The market value of the Origin spin-off will also depend on how much net debt it has once it is floated next year, if the transaction goes ahead.
Mr Wilson said Origin had likely pulled the trigger on a demerger earlier than anticipated given the recent run-up in oil prices and possibly due to struggles offloading its Perth and Cooper Basin assets.
Further details were sought on the debt loading of the new business and financial benefits to ensure a more complete view, but Mr Wilson viewed the deal as a constructive step on the surface.
“Conceptually we are supportive of the notion of assets transferring to a vehicle which may be more growth focused (from a capital spending standpoint),” he said.
“We think some may be disappointed that a larger carve-up is not proposed, one which would leave an Origin Energy markets business excluding APLNG. However as an initial move we think the market will like this.”
At 10.10am (AEDT), Origin shares had jumped 3.4 per cent to $6.64, as against a 0.8 per cent rise in the broader market.
Origin said the move had been made to further strengthen a balance sheet that had been stretched by its heavy investment in APLNG at a time when global energy prices had sunk.
“The divestment of Origin’s conventional upstream business will be a major step towards restoring the company’s financial flexibility and is expected to improve Origin’s return on capital,” Mr Calabria said.
Origin said the spin-off, which it was today referring to as NewCo, would be a mid-cap energy exploration and production company on the ASX, while the move is seen boosting its earnings from fiscal 2019 onwards.
It is not intending to hold a stake in the demerged vehicle post-listing.
The new company will enter into contracts with Origin prior to listing that will see the latter receive access to existing resources and rights to undeveloped resources.
Chairman Gordon Cairns added the company’s focus on core assets meant the conventional upstream business would not receive the injection of capital required to fully realise its potential without going its own way.
“The divestment of Origin’s conventional upstream business will allow the company to focus on its energy markets business and the simplified integrated gas business,” he said.
“Given Origin’s ability to invest capital in the NewCo assets is constrained, their long term value will be better supported by them being an independent business.”
The activity comes after a failed sales process for the Perth Basin project as part of an ongoing asset divestment program, with those assets rolled into the new company.
“Despite active interest in the Perth Basin assets, Origin has terminated the sale process of these assets and will include them in NewCo’s portfolio,” Mr Calabria said.

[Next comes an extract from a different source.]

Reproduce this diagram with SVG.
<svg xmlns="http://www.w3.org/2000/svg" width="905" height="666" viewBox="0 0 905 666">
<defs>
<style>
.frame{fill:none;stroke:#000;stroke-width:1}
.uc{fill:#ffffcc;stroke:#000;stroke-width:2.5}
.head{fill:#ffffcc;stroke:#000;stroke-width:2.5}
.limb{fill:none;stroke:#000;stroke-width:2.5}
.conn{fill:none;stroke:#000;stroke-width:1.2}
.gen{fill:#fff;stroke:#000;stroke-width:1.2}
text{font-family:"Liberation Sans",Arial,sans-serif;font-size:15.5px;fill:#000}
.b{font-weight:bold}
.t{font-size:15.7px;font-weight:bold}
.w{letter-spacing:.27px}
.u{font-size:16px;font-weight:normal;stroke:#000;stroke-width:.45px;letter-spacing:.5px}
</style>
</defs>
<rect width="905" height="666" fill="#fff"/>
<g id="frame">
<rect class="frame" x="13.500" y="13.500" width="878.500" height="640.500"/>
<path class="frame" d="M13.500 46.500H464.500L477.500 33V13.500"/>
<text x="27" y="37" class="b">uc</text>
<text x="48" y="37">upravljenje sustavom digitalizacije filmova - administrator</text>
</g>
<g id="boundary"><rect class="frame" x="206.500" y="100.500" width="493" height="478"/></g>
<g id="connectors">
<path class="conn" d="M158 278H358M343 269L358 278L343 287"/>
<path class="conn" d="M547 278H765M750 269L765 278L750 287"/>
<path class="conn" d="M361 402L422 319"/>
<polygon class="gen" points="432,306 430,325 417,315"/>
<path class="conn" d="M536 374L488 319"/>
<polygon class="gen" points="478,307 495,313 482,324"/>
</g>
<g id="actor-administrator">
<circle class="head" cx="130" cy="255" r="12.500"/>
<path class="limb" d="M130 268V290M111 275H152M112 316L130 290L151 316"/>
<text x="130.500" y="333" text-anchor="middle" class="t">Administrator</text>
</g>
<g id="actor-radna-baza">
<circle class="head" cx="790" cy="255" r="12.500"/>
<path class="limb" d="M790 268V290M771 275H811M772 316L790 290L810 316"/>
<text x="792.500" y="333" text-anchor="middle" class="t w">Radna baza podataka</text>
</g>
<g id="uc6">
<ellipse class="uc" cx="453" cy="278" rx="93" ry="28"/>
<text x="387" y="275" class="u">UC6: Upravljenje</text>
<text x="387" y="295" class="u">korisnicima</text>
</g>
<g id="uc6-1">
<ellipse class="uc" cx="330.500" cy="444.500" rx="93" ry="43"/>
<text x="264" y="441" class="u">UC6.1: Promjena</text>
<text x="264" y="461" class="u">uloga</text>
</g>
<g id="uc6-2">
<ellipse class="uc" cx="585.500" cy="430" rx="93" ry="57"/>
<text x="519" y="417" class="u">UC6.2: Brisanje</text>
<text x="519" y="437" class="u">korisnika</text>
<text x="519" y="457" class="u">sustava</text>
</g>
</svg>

“The inclusion of these assets adds to the geographic diversification and exploration potential of NewCo. The sale processes for the Darling Downs pipeline and Stockyard Hill wind farm are underway and progressing as planned and are on target for completion by June 2017.”
Proceeds from the float are earmarked for debt reduction and the closing out of $350 million in oil forward sale agreements entered into in fiscal 2013.

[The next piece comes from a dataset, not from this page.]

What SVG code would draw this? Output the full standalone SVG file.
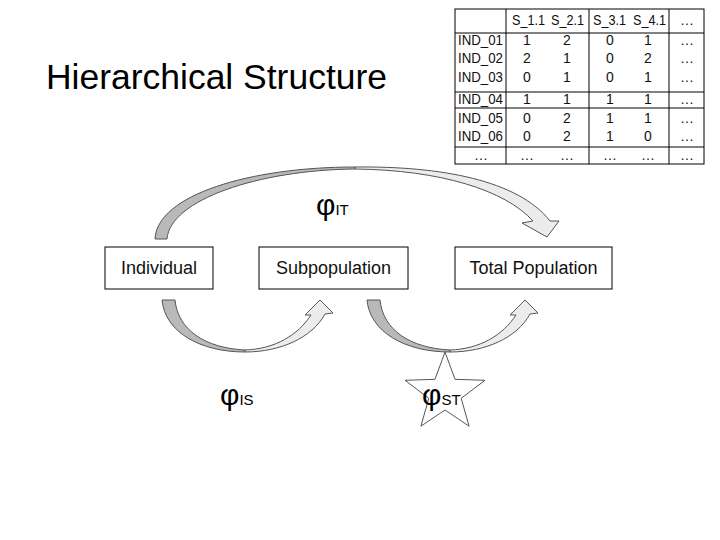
<svg xmlns="http://www.w3.org/2000/svg" width="720" height="540" viewBox="0 0 720 540">
<style>
.t{font-family:"Liberation Sans",Arial,sans-serif;fill:#000}
.box{fill:#fff;stroke:#000;stroke-width:1}
.lbl{font-family:"Liberation Sans",Arial,sans-serif;font-size:18px;fill:#111;text-anchor:middle}
.cell{font-family:"Liberation Sans",Arial,sans-serif;font-size:14px;fill:#111;text-anchor:middle}
.rowh{font-family:"Liberation Sans",Arial,sans-serif;font-size:14px;fill:#111}
.hd{font-family:"Liberation Sans",Arial,sans-serif;font-size:14px;fill:#111}
.grid{stroke:#000;stroke-width:1;fill:none}
.dark{fill:#b9b9b9;stroke:#555;stroke-width:1}
.light{fill:#ececec;stroke:#555;stroke-width:1}
.phi{font-family:"Liberation Sans",Arial,sans-serif;font-size:30px;fill:#000}
.sub{font-size:15px}
</style>
<rect width="720" height="540" fill="#fff"/>
<text class="t" x="46" y="89" font-size="35" textLength="341" lengthAdjust="spacingAndGlyphs">Hierarchical Structure</text>

<g id="table">
<rect class="grid" x="455" y="9" width="249" height="155"/>
<line class="grid" x1="455" y1="33" x2="704" y2="33"/>
<line class="grid" x1="455" y1="92" x2="704" y2="92"/>
<line class="grid" x1="455" y1="108" x2="704" y2="108"/>
<line class="grid" x1="455" y1="147" x2="704" y2="147"/>
<line class="grid" x1="506" y1="9" x2="506" y2="164"/>
<line class="grid" x1="589" y1="9" x2="589" y2="164"/>
<line class="grid" x1="669" y1="9" x2="669" y2="164"/>
<text class="hd" x="512" y="25" textLength="33" lengthAdjust="spacingAndGlyphs">S_1.1</text>
<text class="hd" x="551" y="25" textLength="33" lengthAdjust="spacingAndGlyphs">S_2.1</text>
<text class="hd" x="593" y="25" textLength="33" lengthAdjust="spacingAndGlyphs">S_3.1</text>
<text class="hd" x="633" y="25" textLength="33" lengthAdjust="spacingAndGlyphs">S_4.1</text>
<text class="cell" x="687" y="25">…</text>
<text class="rowh" x="458" y="45" textLength="45" lengthAdjust="spacingAndGlyphs">IND_01</text>
<text class="rowh" x="458" y="63" textLength="45" lengthAdjust="spacingAndGlyphs">IND_02</text>
<text class="rowh" x="458" y="82" textLength="45" lengthAdjust="spacingAndGlyphs">IND_03</text>
<text class="rowh" x="458" y="104" textLength="45" lengthAdjust="spacingAndGlyphs">IND_04</text>
<text class="rowh" x="458" y="123" textLength="45" lengthAdjust="spacingAndGlyphs">IND_05</text>
<text class="rowh" x="458" y="141" textLength="45" lengthAdjust="spacingAndGlyphs">IND_06</text>
<text class="cell" y="45"><tspan x="527">1</tspan><tspan x="567">2</tspan><tspan x="610">0</tspan><tspan x="648">1</tspan><tspan x="687">…</tspan></text>
<text class="cell" y="63"><tspan x="527">2</tspan><tspan x="567">1</tspan><tspan x="610">0</tspan><tspan x="648">2</tspan><tspan x="687">…</tspan></text>
<text class="cell" y="82"><tspan x="527">0</tspan><tspan x="567">1</tspan><tspan x="610">0</tspan><tspan x="648">1</tspan><tspan x="687">…</tspan></text>
<text class="cell" y="104"><tspan x="527">1</tspan><tspan x="567">1</tspan><tspan x="610">1</tspan><tspan x="648">1</tspan><tspan x="687">…</tspan></text>
<text class="cell" y="123"><tspan x="527">0</tspan><tspan x="567">2</tspan><tspan x="610">1</tspan><tspan x="648">1</tspan><tspan x="687">…</tspan></text>
<text class="cell" y="141"><tspan x="527">0</tspan><tspan x="567">2</tspan><tspan x="610">1</tspan><tspan x="648">0</tspan><tspan x="687">…</tspan></text>
<text class="cell" y="160"><tspan x="481">…</tspan><tspan x="527">…</tspan><tspan x="567">…</tspan><tspan x="610">…</tspan><tspan x="648">…</tspan><tspan x="687">…</tspan></text>
</g>

<g id="connectors">
<g id="arrow-IT">
<path class="dark" d="M155 239 C157 195 250 167 355 167 L355 169 C258 170 170 200 167 239 Z"/>
<path class="light" d="M355 167 C440 166 518 180 550 221 L559 221 L547 237 L522 223 L533 221 C505 190 440 170 355 169 Z"/>
</g>
<g id="arrow-IS">
<path class="dark" d="M162 300 C165 332 200 352 245 352 L245 350 C205 348 178 330 175 300 Z"/>
<path class="light" d="M245 352 C280 352 312 338 325 314 L333 313 L320 300 L305 315 L311 315 C298 335 275 349 245 350 Z"/>
</g>
<g id="arrow-ST" transform="translate(205,0)">
<path class="dark" d="M162 300 C165 332 200 352 245 352 L245 350 C205 348 178 330 175 300 Z"/>
<path class="light" d="M245 352 C280 352 312 338 325 314 L333 313 L320 300 L305 315 L311 315 C298 335 275 349 245 350 Z"/>
</g>
</g>

<g id="individual">
<rect class="box" x="105" y="247" width="108" height="42"/>
<text class="lbl" x="159" y="274">Individual</text>
</g>
<g id="subpopulation">
<rect class="box" x="259" y="247" width="149" height="42"/>
<text class="lbl" x="333.5" y="274">Subpopulation</text>
</g>
<g id="total">
<rect class="box" x="455" y="247" width="157" height="42"/>
<text class="lbl" x="533.5" y="274">Total Population</text>
</g>

<g id="phi-IT">
<text class="phi" x="316" y="215">φ<tspan class="sub">IT</tspan></text>
</g>
<g id="phi-IS">
<text class="phi" x="220" y="405">φ<tspan class="sub">IS</tspan></text>
</g>
<g id="phi-ST">
<polygon points="445,352 455,379.3 485,380.3 461.2,398.3 469.1,426.2 445,410 420.9,426.2 428.8,398.3 405,380.3 435,379.3" fill="#fff" stroke="#555" stroke-width="1"/>
<text class="phi" x="422" y="405">φ<tspan class="sub">ST</tspan></text>
</g>
</svg>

Origin has tapped Macquarie Capital and UBS to serve as joint lead managers on the float, which will not require shareholder approval.
Ratings agency Standard & Poor’s said this morning the IPO would not hamper the group’s ratings and would likely prove a long-term positive.
“In our view, this potential transaction demonstrates Origin’s commitment to realign its activities toward its core utilities business, moving away from the more-volatile and capital-intensive exploration and production segment,” S & P said.
“We do not view the loss of equity gas as negative given that Origin would enter into long-term gas supply agreements, ensuring its long-term access to domestic gas reserves.
“Although the financial benefit of the transaction will be directly correlated to the potential success of the IPO, we expect those benefits to increase over time.”